I was in the band in high school. For a lot of people, that's all they need or want to know about my personality. It explains everything: Nerd. Geek. That sort of thing. For those who dig a little deeper, they find that it's still a basic truth inside of me. I learned to be part of a group. I was intensely loyal. The friends I made back then are the ones who stood up at my wedding, and even though I haven't picked up a brass instrument in decades, the connections to these folks have lasted long past our last parade together.
These intense bonds were forged, in part, by the rigor with which we all pursued our music and marching. We competed in statewide contests that were decided by tenths of a point, and the rivalries we felt with other schools' bands were as intense as anything the rest of our student body experienced on the football field or basketball court. I suppose I should be grateful for the opportunity to share these feelings with a group of likewise committed social misfits. I should be happy that our band director pushed us to higher and higher expectations, culminating in our invitation to Mexico City to perform as a part of an exchange program. When we put on our uniforms, the awkwardness we might have felt in the hallways drifted away, and we became part of something bigger: The Band.

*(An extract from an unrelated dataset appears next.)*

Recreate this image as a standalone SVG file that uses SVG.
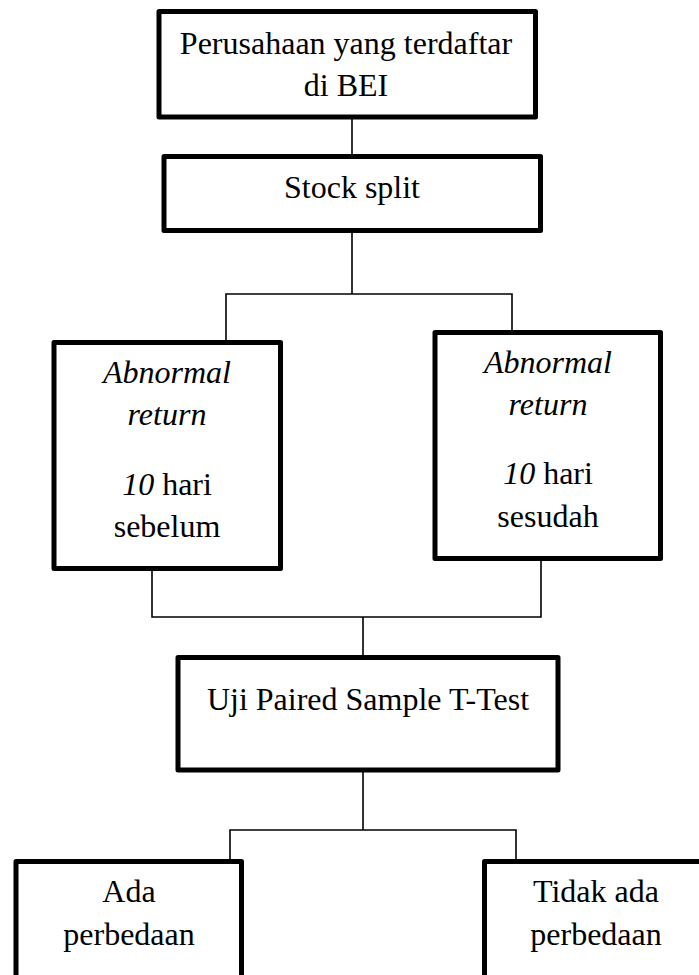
<svg xmlns="http://www.w3.org/2000/svg" width="699" height="975" viewBox="0 0 699 975">
<style>
.box{fill:#fff;stroke:#000;stroke-width:5;stroke-linejoin:round}
.con{fill:none;stroke:#000;stroke-width:1.6}
.t{font-family:'Liberation Serif','Times New Roman',Times,'DejaVu Serif',serif;font-size:32px;fill:#000;text-anchor:middle}
.it{font-style:italic}
</style>
<rect width="699" height="975" fill="#fff"/>
<g id="connectors">
<path class="con" d="M352 117V156.5"/>
<path class="con" d="M352 230.5V294M226 342.5V294H512V332.5"/>
<path class="con" d="M152 568.5V617H541V558.5M363 617V657.5"/>
<path class="con" d="M363 770V830M230 861.5V830H516V861.5"/>
</g>
<g id="node-perusahaan">
<rect class="box" x="159" y="11.5" width="376.5" height="105.5"/>
<text class="t" x="346" y="53.5" font-family="Liberation Serif, serif">Perusahaan yang terdaftar</text>
<text class="t" x="346" y="95.5" font-family="Liberation Serif, serif">di BEI</text>
</g>
<g id="node-stocksplit">
<rect class="box" x="164" y="156.5" width="376.5" height="74"/>
<text class="t" x="352" y="198">Stock split</text>
</g>
<g id="node-sebelum">
<rect class="box" x="54" y="342.5" width="226.5" height="226"/>
<text x="167" y="383" class="t it">Abnormal</text>
<text x="167" y="425" class="t it">return</text>
<text class="t" x="167" y="495"><tspan class="it">10</tspan> hari</text>
<text class="t" x="167" y="537">sebelum</text>
</g>
<g id="node-sesudah">
<rect class="box" x="435" y="332.5" width="225.5" height="226"/>
<text x="548" y="373" class="t it">Abnormal</text>
<text x="548" y="415" class="t it">return</text>
<text class="t" x="548" y="484"><tspan class="it">10</tspan> hari</text>
<text class="t" x="548" y="527">sesudah</text>
</g>
<g id="node-uji">
<rect class="box" x="178" y="657.5" width="380" height="112.5"/>
<text class="t" x="368" y="710">Uji Paired Sample T-Test</text>
</g>
<g id="node-ada">
<rect class="box" x="16" y="861.5" width="225.5" height="140"/>
<text class="t" x="129" y="902">Ada</text>
<text class="t" x="129" y="945">perbedaan</text>
</g>
<g id="node-tidak">
<rect class="box" x="484.5" y="861.5" width="223" height="140"/>
<text class="t" x="596" y="902">Tidak ada</text>
<text class="t" x="596" y="945">perbedaan</text>
</g>
</svg>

And yet, looking back now from my current position, I can't help but feel a little chagrined. As a teacher myself, I can reflect on the methods and manipulations of our band director and I wonder how I got so taken in by the hoopla. Sure, he was a motivator of young men and women, and we won our share of trophies, but I do wonder about the self-esteem of my friends and bandmates. A lot of his techniques, ridicule and sarcasm, wouldn't have sounded out of the mouth of any high school sports coach. My older brother endured and rose to the lofty rank of Drum Major. I followed in his wake and managed to get elected to the not-as-lofty rank of Pep Band President. My younger brother took the abuse for a year and had enough. He had other ways to feel good about himself, and so he went his own way. He had his taste of paramilitary organization, and he bailed. His high school buddies aren't bandies. I got married to a cymbal player. I guess that's a win for both of us.